What you are asked to do: Using the listing below, please print exactly the lines from the one with "Output the Python" through the one with "ax.axhline(yv, color=grid_color, lw=1.5, zorder=0)". Leave out every picture.

----------------

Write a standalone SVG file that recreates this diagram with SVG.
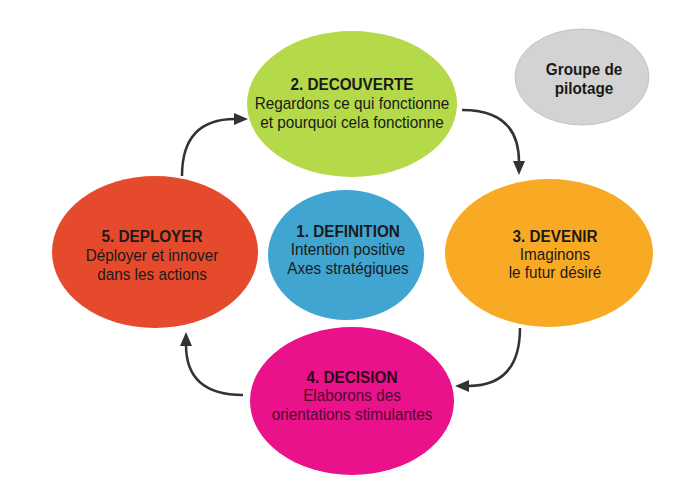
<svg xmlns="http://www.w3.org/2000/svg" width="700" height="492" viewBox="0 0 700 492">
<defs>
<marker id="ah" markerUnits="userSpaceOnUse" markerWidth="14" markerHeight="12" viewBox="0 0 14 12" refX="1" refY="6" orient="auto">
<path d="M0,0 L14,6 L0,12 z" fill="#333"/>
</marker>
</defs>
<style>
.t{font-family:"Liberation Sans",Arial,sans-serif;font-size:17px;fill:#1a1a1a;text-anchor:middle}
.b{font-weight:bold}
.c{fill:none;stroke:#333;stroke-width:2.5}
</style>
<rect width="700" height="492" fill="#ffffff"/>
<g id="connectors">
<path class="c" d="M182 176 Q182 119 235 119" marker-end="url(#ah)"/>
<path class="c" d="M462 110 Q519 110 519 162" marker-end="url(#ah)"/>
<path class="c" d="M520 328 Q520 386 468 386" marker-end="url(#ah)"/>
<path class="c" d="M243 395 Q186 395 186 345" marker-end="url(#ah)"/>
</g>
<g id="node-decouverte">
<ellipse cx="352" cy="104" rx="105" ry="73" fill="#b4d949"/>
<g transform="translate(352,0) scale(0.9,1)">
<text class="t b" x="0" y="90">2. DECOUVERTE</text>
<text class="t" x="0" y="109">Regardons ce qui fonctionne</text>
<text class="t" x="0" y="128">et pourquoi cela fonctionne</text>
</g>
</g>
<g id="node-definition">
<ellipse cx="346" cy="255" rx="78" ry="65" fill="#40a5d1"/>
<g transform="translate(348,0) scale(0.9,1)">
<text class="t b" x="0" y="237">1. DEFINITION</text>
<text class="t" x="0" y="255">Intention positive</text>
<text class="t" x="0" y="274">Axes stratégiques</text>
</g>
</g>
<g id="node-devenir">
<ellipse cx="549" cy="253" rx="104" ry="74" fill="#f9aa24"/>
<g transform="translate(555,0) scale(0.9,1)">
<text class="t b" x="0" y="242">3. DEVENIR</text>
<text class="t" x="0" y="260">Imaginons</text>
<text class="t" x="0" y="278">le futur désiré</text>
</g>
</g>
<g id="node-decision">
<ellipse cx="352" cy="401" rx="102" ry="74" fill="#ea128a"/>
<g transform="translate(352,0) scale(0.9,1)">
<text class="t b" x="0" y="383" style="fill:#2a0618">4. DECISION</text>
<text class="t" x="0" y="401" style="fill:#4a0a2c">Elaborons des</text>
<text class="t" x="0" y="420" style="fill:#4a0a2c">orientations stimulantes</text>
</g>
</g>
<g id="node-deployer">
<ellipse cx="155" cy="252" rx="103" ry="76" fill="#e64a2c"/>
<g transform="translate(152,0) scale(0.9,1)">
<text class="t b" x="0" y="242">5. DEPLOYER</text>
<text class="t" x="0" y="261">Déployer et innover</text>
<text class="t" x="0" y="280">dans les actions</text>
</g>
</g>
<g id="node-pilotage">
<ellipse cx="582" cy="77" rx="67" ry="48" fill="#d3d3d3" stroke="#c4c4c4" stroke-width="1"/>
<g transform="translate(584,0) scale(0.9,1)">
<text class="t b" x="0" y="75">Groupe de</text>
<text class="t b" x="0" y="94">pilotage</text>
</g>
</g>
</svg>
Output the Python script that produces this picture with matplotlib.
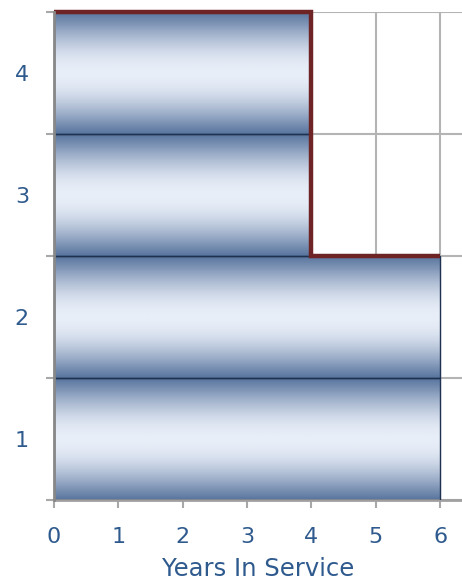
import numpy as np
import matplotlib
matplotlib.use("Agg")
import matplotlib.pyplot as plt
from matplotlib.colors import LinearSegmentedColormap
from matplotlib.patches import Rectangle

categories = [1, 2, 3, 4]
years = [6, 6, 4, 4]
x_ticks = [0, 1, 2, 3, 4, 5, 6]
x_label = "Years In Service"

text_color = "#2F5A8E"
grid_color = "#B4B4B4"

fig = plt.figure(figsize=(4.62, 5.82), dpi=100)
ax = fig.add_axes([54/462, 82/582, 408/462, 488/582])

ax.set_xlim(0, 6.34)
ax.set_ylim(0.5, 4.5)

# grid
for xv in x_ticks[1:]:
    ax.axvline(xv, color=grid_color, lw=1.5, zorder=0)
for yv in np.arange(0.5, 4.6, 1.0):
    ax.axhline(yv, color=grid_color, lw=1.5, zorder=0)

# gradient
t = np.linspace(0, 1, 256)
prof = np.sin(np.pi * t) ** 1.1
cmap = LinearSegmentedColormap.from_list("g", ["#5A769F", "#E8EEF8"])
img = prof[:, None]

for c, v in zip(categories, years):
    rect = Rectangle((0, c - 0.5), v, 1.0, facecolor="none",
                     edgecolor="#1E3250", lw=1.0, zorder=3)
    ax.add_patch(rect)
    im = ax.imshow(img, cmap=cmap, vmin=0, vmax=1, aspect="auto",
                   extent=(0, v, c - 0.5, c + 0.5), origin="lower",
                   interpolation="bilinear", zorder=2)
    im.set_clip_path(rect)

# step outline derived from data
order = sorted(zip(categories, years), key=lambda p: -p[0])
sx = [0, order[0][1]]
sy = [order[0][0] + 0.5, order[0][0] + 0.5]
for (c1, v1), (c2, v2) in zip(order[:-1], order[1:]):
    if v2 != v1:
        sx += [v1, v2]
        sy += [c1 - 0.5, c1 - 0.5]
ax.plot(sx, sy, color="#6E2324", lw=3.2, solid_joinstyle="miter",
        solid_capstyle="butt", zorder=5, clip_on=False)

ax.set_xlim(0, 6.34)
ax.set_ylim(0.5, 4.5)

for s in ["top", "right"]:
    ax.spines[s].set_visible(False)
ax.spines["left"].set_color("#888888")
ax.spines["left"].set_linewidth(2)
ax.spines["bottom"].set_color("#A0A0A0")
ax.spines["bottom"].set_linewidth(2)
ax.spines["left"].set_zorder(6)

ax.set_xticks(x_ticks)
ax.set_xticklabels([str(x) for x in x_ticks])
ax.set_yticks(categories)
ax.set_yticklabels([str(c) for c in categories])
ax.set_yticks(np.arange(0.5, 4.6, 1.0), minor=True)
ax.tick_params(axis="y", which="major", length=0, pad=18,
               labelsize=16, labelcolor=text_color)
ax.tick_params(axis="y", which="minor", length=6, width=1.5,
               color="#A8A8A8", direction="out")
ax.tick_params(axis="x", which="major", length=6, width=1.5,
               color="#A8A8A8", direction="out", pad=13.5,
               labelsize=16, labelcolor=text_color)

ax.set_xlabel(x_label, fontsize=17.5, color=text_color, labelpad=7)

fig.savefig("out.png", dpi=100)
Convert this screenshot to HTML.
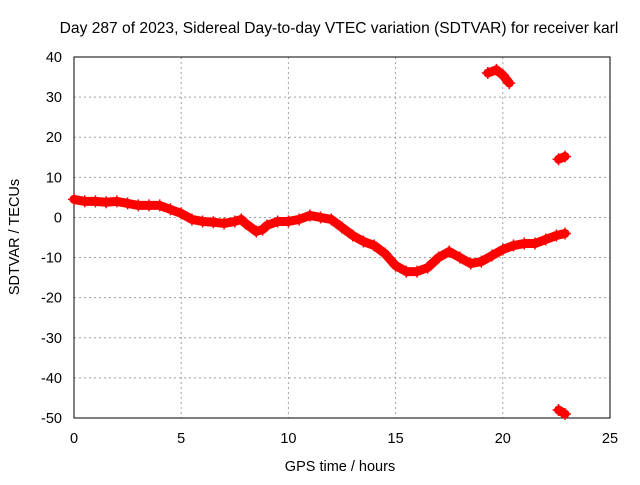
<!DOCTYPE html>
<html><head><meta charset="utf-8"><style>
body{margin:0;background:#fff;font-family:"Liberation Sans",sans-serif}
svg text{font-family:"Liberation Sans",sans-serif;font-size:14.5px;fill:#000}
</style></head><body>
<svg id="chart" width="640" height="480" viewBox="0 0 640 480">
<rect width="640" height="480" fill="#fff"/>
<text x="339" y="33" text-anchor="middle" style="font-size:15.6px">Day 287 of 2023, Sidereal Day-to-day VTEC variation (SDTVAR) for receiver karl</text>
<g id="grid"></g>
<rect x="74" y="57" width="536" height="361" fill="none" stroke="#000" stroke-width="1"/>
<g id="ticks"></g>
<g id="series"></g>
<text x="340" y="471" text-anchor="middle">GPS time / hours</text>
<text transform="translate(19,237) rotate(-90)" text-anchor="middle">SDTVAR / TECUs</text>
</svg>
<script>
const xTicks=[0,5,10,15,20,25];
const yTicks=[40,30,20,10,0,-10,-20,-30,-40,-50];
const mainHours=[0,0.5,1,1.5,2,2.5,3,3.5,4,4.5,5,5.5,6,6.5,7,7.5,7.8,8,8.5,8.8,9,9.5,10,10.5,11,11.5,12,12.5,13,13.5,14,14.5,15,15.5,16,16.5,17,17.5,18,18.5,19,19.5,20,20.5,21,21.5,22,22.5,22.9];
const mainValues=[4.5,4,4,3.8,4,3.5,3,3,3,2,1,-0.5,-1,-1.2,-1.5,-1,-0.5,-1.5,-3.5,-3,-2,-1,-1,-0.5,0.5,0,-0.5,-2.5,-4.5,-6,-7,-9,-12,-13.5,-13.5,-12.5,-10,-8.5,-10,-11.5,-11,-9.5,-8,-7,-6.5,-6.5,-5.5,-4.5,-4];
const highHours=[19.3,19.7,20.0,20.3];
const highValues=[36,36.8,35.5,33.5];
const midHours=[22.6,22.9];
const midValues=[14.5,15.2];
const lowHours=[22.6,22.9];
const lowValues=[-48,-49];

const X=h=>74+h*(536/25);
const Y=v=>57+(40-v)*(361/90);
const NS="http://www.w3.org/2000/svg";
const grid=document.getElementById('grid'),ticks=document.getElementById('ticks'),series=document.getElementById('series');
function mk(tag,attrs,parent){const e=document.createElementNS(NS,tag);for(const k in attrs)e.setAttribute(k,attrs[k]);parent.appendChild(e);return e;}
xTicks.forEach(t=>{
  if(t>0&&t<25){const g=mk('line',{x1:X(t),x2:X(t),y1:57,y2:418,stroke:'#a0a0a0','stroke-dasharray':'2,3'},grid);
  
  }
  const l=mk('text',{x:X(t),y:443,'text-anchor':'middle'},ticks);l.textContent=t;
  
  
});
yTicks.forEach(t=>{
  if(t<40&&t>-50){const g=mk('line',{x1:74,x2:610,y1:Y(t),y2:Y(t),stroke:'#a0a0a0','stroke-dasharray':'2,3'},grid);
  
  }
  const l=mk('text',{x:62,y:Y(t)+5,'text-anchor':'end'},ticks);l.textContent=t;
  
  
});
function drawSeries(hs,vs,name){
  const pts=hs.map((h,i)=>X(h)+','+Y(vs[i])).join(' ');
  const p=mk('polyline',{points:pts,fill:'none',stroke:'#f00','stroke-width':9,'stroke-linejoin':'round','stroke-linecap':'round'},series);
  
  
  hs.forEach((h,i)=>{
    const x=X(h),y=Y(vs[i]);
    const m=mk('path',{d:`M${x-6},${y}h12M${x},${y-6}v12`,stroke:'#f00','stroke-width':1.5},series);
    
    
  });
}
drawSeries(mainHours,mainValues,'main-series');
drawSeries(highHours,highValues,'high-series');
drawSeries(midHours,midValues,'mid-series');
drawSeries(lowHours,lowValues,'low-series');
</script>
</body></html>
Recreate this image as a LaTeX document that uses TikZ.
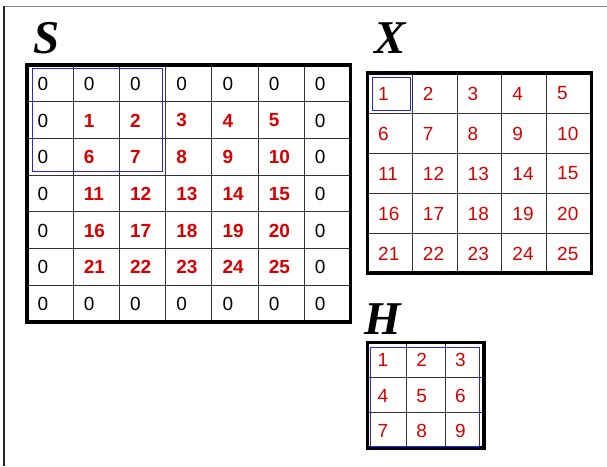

----------------

Written answer:
Output the Python script that produces this picture with matplotlib.
import numpy as np
import matplotlib
matplotlib.use("Agg")
import matplotlib.pyplot as plt
from matplotlib.colors import LinearSegmentedColormap
from matplotlib.patches import Rectangle

categories = [1, 2, 3, 4]
years = [6, 6, 4, 4]
x_ticks = [0, 1, 2, 3, 4, 5, 6]
x_label = "Years In Service"

text_color = "#2F5A8E"
grid_color = "#B4B4B4"

fig = plt.figure(figsize=(4.62, 5.82), dpi=100)
ax = fig.add_axes([54/462, 82/582, 408/462, 488/582])

ax.set_xlim(0, 6.34)
ax.set_ylim(0.5, 4.5)

# grid
for xv in x_ticks[1:]:
    ax.axvline(xv, color=grid_color, lw=1.5, zorder=0)
for yv in np.arange(0.5, 4.6, 1.0):
    ax.axhline(yv, color=grid_color, lw=1.5, zorder=0)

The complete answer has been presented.